Today we will be looking at a familiar friend in Lars van der Haar’s World Cup winning Giant TCX, which was proudly on display at Eurobike. Almost a year ago, we took a look at this model back when it had a black and white matte color scheme and lacked the World Cup victories. The influence of this model cannot be overstated, however, as van der Haar was one of the first European pros to commit to disc brakes in a place where cantilevers reigned.
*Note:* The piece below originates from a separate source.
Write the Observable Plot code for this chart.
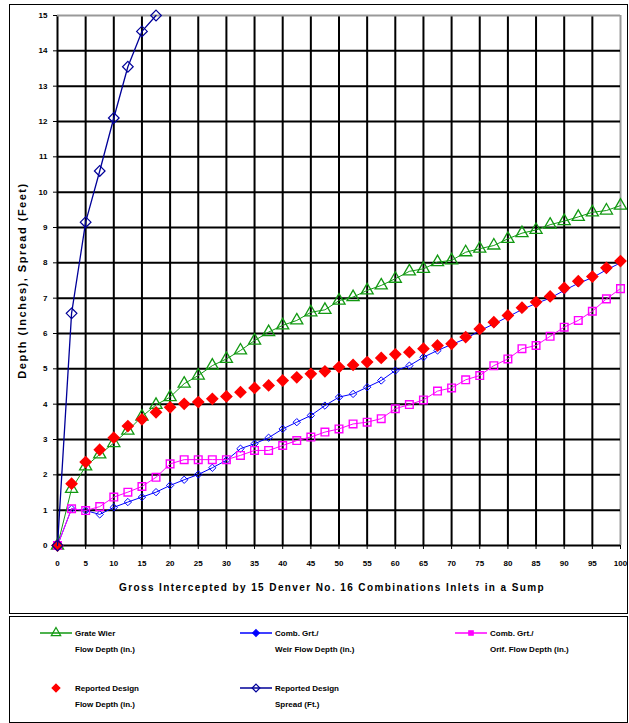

If you take a careful look, you’ll notice that there are some big discrepancies from the consumer edition of Giant’s TCX Advanced models. Aside from the component group, one big difference is the fork, which is designed for a quick release rather than a thru-axle. Because Shimano is a major sponsor, van der Haar’s team likely had to ask Giant to accommodate for the hubs that come with the C35, which did not have the option for thru-axle systems. In the picture directly above, you’ll also notice the covers on the mechanical derailleur cable routing. Unlike the TCX Advanced Pro 1, van der Haar’s steed is equipped with electronic shifting.
As the warning label suggests, Lars van der Haar’s c35 wheel set doesn’t have a brake track. One of the most interesting takeaways from Eurobike 2014 is the stark difference from last year in braking systems. In the United States, disc brakes were already incredibly popular, which is telling in Giant’s lack of cantilever options for their 2014 models. With van der Haar taking the World Cup overall win, most companies are now offering discs in Europe, if not ignoring cantilevers completely.
Another stark difference between the consumer models and this pro bike has to do with sizing. Between Marianne Vos and Lars van der Haar, Giant provides bikes to relatively short pro racers. Unfortunately, these smaller models are not available to the public according to Giant’s website. Although the 2015 TCX Advanced Pro 0 and Pro 1 comes in five sizes, they all sit between 50cm and 56.5cm sizing. For a near 48cm frame like the one van der Haar is equipped with, shorter riders would have to settle for the female marketed Liv Brava SLR 1, which is an aluminum frame that ranges in size between 44.5cm and 50.5cm.
Giant’s TCX Advanced Pro 1 was also on display at Eurobike 2014, although the Pro 0 was notably absent, but will hopefully make an appearance at InterBike. One interesting thing to note is that Giant is switching gears (pun intended) on their components from their 2014 to 2015 models, from exclusively using SRAM to exclusively using Shimano.
Giant’s TCX Advanced Pro 1 comes equipped with an Ultegra mechanical group, priced at $3,950. If you want the electronics found on Lars van der Haar’s bike, you’ll have to pull the trigger on the $7,450 Pro 0. Even then, there’s one catch: you’ll only receive the rear Di2 Dura-Ace shifter and derailleur. Like many other companies, Giant has seen the benefits of a single chainring up front. Instead of going with SRAM’s CX1 model like the others, they have decided to use Rotor’s 3D30, which comes as a 40 tooth standard and with a Giant 1X chainguide.